Maddow’s conversation with meteorologist Eric Holthaus was less an interview and more a political indictment dressed up as weather commentary. Holthaus, a frequent contributor to progressive publications like The Guardian, wasted no time blaming the Trump administration for climate-related disasters, claiming it had “systematically undercut science.”
Missing from the conversation? Any acknowledgment that disaster preparedness and environmental policy were shared responsibilities across local, state, and federal levels, something that the large state of Texas had often struggled to meet.
Maddow’s leading question was a perfect example of that (click “expand” to read):
MADDOW: The rescue and recovery operations in Texas are still underway. It is heartbreaking.
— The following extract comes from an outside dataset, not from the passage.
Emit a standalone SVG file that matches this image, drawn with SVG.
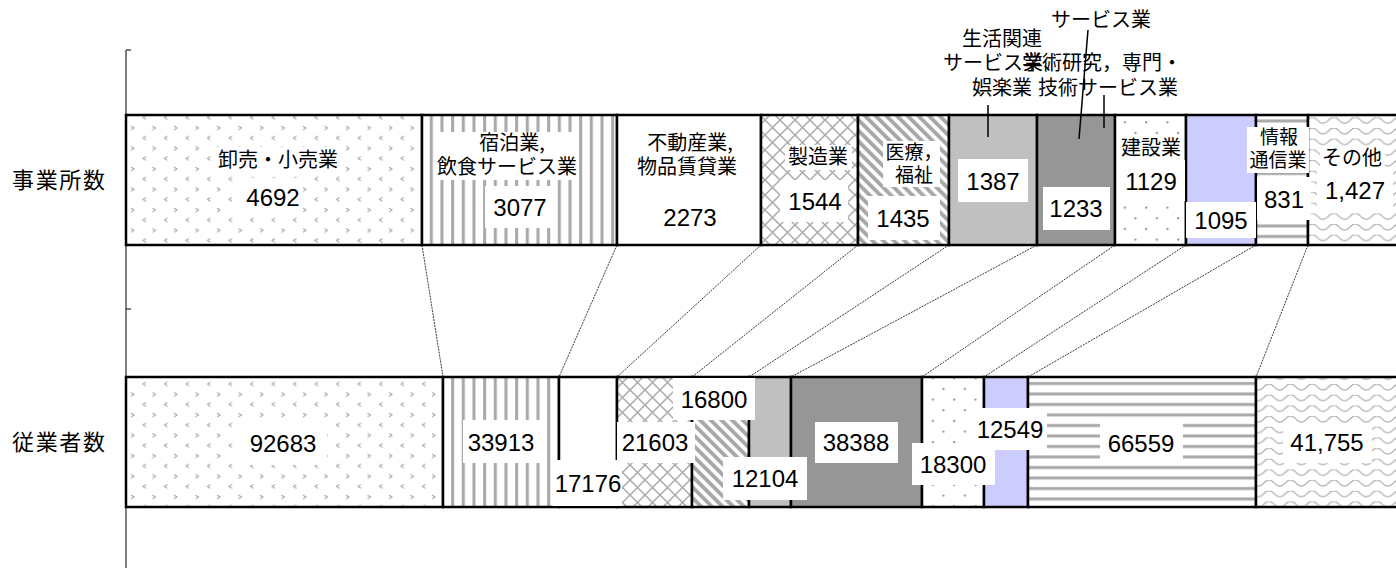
<svg xmlns="http://www.w3.org/2000/svg" width="1396" height="568" viewBox="0 0 1396 568">
<style>
.seg{stroke:#000;stroke-width:2.5}
.box{fill:#fff}
.jp{font-family:"Noto Sans CJK JP",sans-serif;font-size:20px;fill:#000;text-anchor:middle}
.sm{font-size:19px}
.num{font-family:"Liberation Sans","Noto Sans CJK JP",sans-serif;font-size:24px;fill:#000;text-anchor:middle}
.ax{font-family:"Noto Sans CJK JP",sans-serif;font-size:22px;fill:#000}
.conn{stroke:#222;stroke-width:0.9;stroke-dasharray:2 1;fill:none}
.lead{stroke:#000;stroke-width:1.5;fill:none}
</style>
<defs>
<pattern id="divot" patternUnits="userSpaceOnUse" width="21.5" height="20.5">
<rect width="21.5" height="20.5" fill="#fff"/>
<path d="M2,3 l3,2 l-3,2 M17,13 l-3,2 l3,2" stroke="#999" stroke-width="1" fill="none"/>
</pattern>
<pattern id="vstripe" patternUnits="userSpaceOnUse" width="10.67" height="10">
<rect width="10.67" height="10" fill="#fff"/>
<rect x="3" width="3" height="10" fill="#a8a8a8"/>
</pattern>
<pattern id="cross" patternUnits="userSpaceOnUse" width="15" height="15">
<rect width="15" height="15" fill="#fff"/>
<path d="M0,0 L15,15 M15,0 L0,15" stroke="#aaa" stroke-width="1.5"/>
</pattern>
<pattern id="wdiag" patternUnits="userSpaceOnUse" width="7.54" height="10" patternTransform="rotate(-45)">
<rect width="7.54" height="10" fill="#fff"/>
<rect width="3.9" height="10" fill="#a8a8a8"/>
</pattern>
<pattern id="dots" patternUnits="userSpaceOnUse" width="21.33" height="21.33">
<rect width="21.33" height="21.33" fill="#fff"/>
<circle cx="5" cy="5" r="1.1" fill="#888"/>
<circle cx="15.67" cy="15.67" r="1.1" fill="#888"/>
</pattern>
<pattern id="hstripe" patternUnits="userSpaceOnUse" width="10" height="10.5">
<rect width="10" height="10.5" fill="#fff"/>
<rect y="4" width="10" height="3" fill="#a8a8a8"/>
</pattern>
<pattern id="wave" patternUnits="userSpaceOnUse" width="21.6" height="10.67">
<rect width="21.6" height="10.67" fill="#fff"/>
<path d="M0,3 Q5.4,9 10.8,3 T21.6,3" stroke="#aaa" stroke-width="1.2" fill="none"/>
</pattern>
</defs>

<g id="axis">
<line x1="126" y1="50" x2="126" y2="568" stroke="#000" stroke-width="1"/>
<line x1="126" y1="50" x2="131" y2="50" stroke="#000" stroke-width="1"/>
<line x1="126" y1="309" x2="131" y2="309" stroke="#000" stroke-width="1"/>
<text class="ax" x="12" y="188" textLength="93">事業所数</text>
<text class="ax" x="12" y="450" textLength="93">従業者数</text>
</g>

<g id="connectors">
<line class="conn" x1="422" y1="245" x2="443" y2="377"/>
<line class="conn" x1="617" y1="245" x2="559" y2="377"/>
<line class="conn" x1="761" y1="245" x2="617" y2="377"/>
<line class="conn" x1="858" y1="245" x2="692" y2="377"/>
<line class="conn" x1="949" y1="245" x2="749" y2="377"/>
<line class="conn" x1="1037" y1="245" x2="791" y2="377"/>
<line class="conn" x1="1115" y1="245" x2="922" y2="377"/>
<line class="conn" x1="1186" y1="245" x2="984" y2="377"/>
<line class="conn" x1="1256" y1="245" x2="1028" y2="377"/>
<line class="conn" x1="1308" y1="245" x2="1256" y2="377"/>
</g>

<g id="upper-bar">
<rect class="seg" x="126" y="115" width="296" height="130" fill="url(#divot)"/>
<rect class="seg" x="422" y="115" width="195" height="130" fill="url(#vstripe)"/>
<rect class="seg" x="617" y="115" width="144" height="130" fill="#fff"/>
<rect class="seg" x="761" y="115" width="97" height="130" fill="url(#cross)"/>
<rect class="seg" x="858" y="115" width="91" height="130" fill="url(#wdiag)"/>
<rect class="seg" x="949" y="115" width="88" height="130" fill="#c0c0c0"/>
<rect class="seg" x="1037" y="115" width="78" height="130" fill="#969696"/>
<rect class="seg" x="1115" y="115" width="71" height="130" fill="url(#dots)"/>
<rect class="seg" x="1186" y="115" width="70" height="130" fill="#ccccff"/>
<rect class="seg" x="1256" y="115" width="52" height="130" fill="url(#hstripe)"/>
<rect class="seg" x="1308" y="115" width="94" height="130" fill="url(#wave)"/>
</g>

<g id="lower-bar">
<rect class="seg" x="126" y="377" width="317" height="130" fill="url(#divot)"/>
<rect class="seg" x="443" y="377" width="116" height="130" fill="url(#vstripe)"/>
<rect class="seg" x="559" y="377" width="58" height="130" fill="#fff"/>
<rect class="seg" x="617" y="377" width="75" height="130" fill="url(#cross)"/>
<rect class="seg" x="692" y="377" width="57" height="130" fill="url(#wdiag)"/>
<rect class="seg" x="749" y="377" width="42" height="130" fill="#c0c0c0"/>
<rect class="seg" x="791" y="377" width="131" height="130" fill="#969696"/>
<rect class="seg" x="922" y="377" width="62" height="130" fill="url(#dots)"/>
<rect class="seg" x="984" y="377" width="44" height="130" fill="#ccccff"/>
<rect class="seg" x="1028" y="377" width="228" height="130" fill="url(#hstripe)"/>
<rect class="seg" x="1256" y="377" width="146" height="130" fill="url(#wave)"/>
</g>

<g id="n-oroshi">
<rect class="box" x="216" y="147" width="124" height="26"/>
<text class="jp" x="278" y="167">卸売・小売業</text>
<rect class="box" x="238" y="178" width="64" height="39"/>
<text class="num" x="273" y="206">4692</text>
<rect class="box" x="238" y="420" width="89" height="45"/>
<text class="num" x="283" y="452">92683</text>
</g>

<g id="n-shukuhaku">
<rect class="box" x="436" y="132" width="143" height="48"/>
<text class="jp" x="512" y="150">宿泊業,</text>
<text class="jp" x="507" y="174">飲食サービス業</text>
<rect class="box" x="485" y="186" width="70" height="42"/>
<text class="num" x="520" y="216">3077</text>
<rect class="box" x="463" y="420" width="79" height="43"/>
<text class="num" x="501" y="451">33913</text>
</g>

<g id="n-fudosan">
<text class="jp" x="690" y="150">不動産業,</text>
<text class="jp" x="687" y="174">物品賃貸業</text>
<text class="num" x="690" y="226">2273</text>
<rect class="box" x="553" y="460" width="69" height="46"/>
<text class="num" x="588" y="492">17176</text>
</g>

<g id="n-seizo">
<rect class="box" x="785" y="145" width="67" height="25"/>
<text class="jp" x="818" y="164">製造業</text>
<rect class="box" x="780" y="180" width="68" height="42"/>
<text class="num" x="815" y="210">1544</text>
<rect class="box" x="617" y="422" width="78" height="41"/>
<text class="num" x="655" y="451">21603</text>
</g>

<g id="n-iryo">
<rect class="box" x="883" y="141" width="57" height="46"/>
<text class="jp sm" x="914" y="159">医療，</text>
<text class="jp sm" x="914" y="182">福祉</text>
<rect class="box" x="868" y="196" width="72" height="44"/>
<text class="num" x="903" y="227">1435</text>
<rect class="box" x="673" y="378" width="82" height="42"/>
<text class="num" x="714" y="408">16800</text>
</g>

<g id="n-seikatsu">
<text class="jp" x="1002" y="46">生活関連</text>
<text class="jp" x="1003" y="70">サービス業、</text>
<text class="jp" x="1002" y="95">娯楽業</text>
<line class="lead" x1="988" y1="105" x2="988" y2="137"/>
<rect class="box" x="958" y="159" width="70" height="43"/>
<text class="num" x="993" y="190">1387</text>
<rect class="box" x="723" y="457" width="84" height="43"/>
<text class="num" x="765" y="487">12104</text>
</g>

<g id="n-gakujutsu">
<text class="jp" x="1101" y="27">サービス業</text>
<text class="jp" x="1182" y="70" style="text-anchor:end">学術研究，専門・</text>
<text class="jp" x="1108" y="95">技術サービス業</text>
<line class="lead" x1="1088" y1="30" x2="1079" y2="139"/>
<line class="lead" x1="1104" y1="95" x2="1104" y2="128"/>
<rect class="box" x="1043" y="187" width="67" height="43"/>
<text class="num" x="1076" y="217">1233</text>
<rect class="box" x="815" y="422" width="83" height="41"/>
<text class="num" x="856" y="451">38388</text>
</g>

<g id="n-kensetsu">
<rect class="box" x="1118" y="136" width="66" height="25"/>
<text class="jp" x="1151" y="155">建設業</text>
<rect class="box" x="1117" y="160" width="68" height="41"/>
<text class="num" x="1151" y="190">1129</text>
<rect class="box" x="912" y="443" width="83" height="42"/>
<text class="num" x="953" y="473">18300</text>
</g>

<g id="n-blue">
<rect class="box" x="1186" y="202" width="70" height="36"/>
<text class="num" x="1221" y="229">1095</text>
<rect class="box" x="972" y="408" width="75" height="42"/>
<text class="num" x="1010" y="438">12549</text>
</g>

<g id="n-joho">
<rect class="box" x="1247" y="127" width="62" height="46"/>
<text class="jp sm" x="1279" y="144">情報</text>
<text class="jp sm" x="1278" y="167">通信業</text>
<rect class="box" x="1257" y="177" width="54" height="43"/>
<text class="num" x="1284" y="208">831</text>
<rect class="box" x="1100" y="422" width="83" height="43"/>
<text class="num" x="1141" y="452">66559</text>
</g>

<g id="n-sonota">
<rect class="box" x="1320" y="146" width="65" height="24"/>
<text class="jp" x="1352" y="165">その他</text>
<rect class="box" x="1317" y="168" width="76" height="44"/>
<text class="num" x="1355" y="199">1,427</text>
<rect class="box" x="1283" y="423" width="89" height="40"/>
<text class="num" x="1327" y="451">41,755</text>
</g>
</svg>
It’s also, I think, increasingly infuriating that we’re in this situation. Is it fair to say that we are taking action as a country to basically lessen our readiness, to lessen our ability to protect people and warn people in the face of this kind of disaster?
HOLTHAUS: Yeah. I mean, unfortunately that’s exactly right. I think that what the Trump administration has been doing is systematically undercutting science. I mean, let’s take a step back. Here we are in the middle of the most severe problem our species has ever faced in climate change. And that problem is accelerating. Emissions are accelerating, and this administration has really decided to just say, “nope, we’re not going to pay attention to that and we’ll hope that everyone can, you know, fend for themselves.” And it’s really, really infuriating as someone who’s been covering this beat for 20 years now. I have little kids, you know, like I wake up at night and am just worried for, you know, when’s– where’s the next flood going to be? We haven’t entered hurricane season yet and it’s just it’s going to be bad and it’s heartbreaking.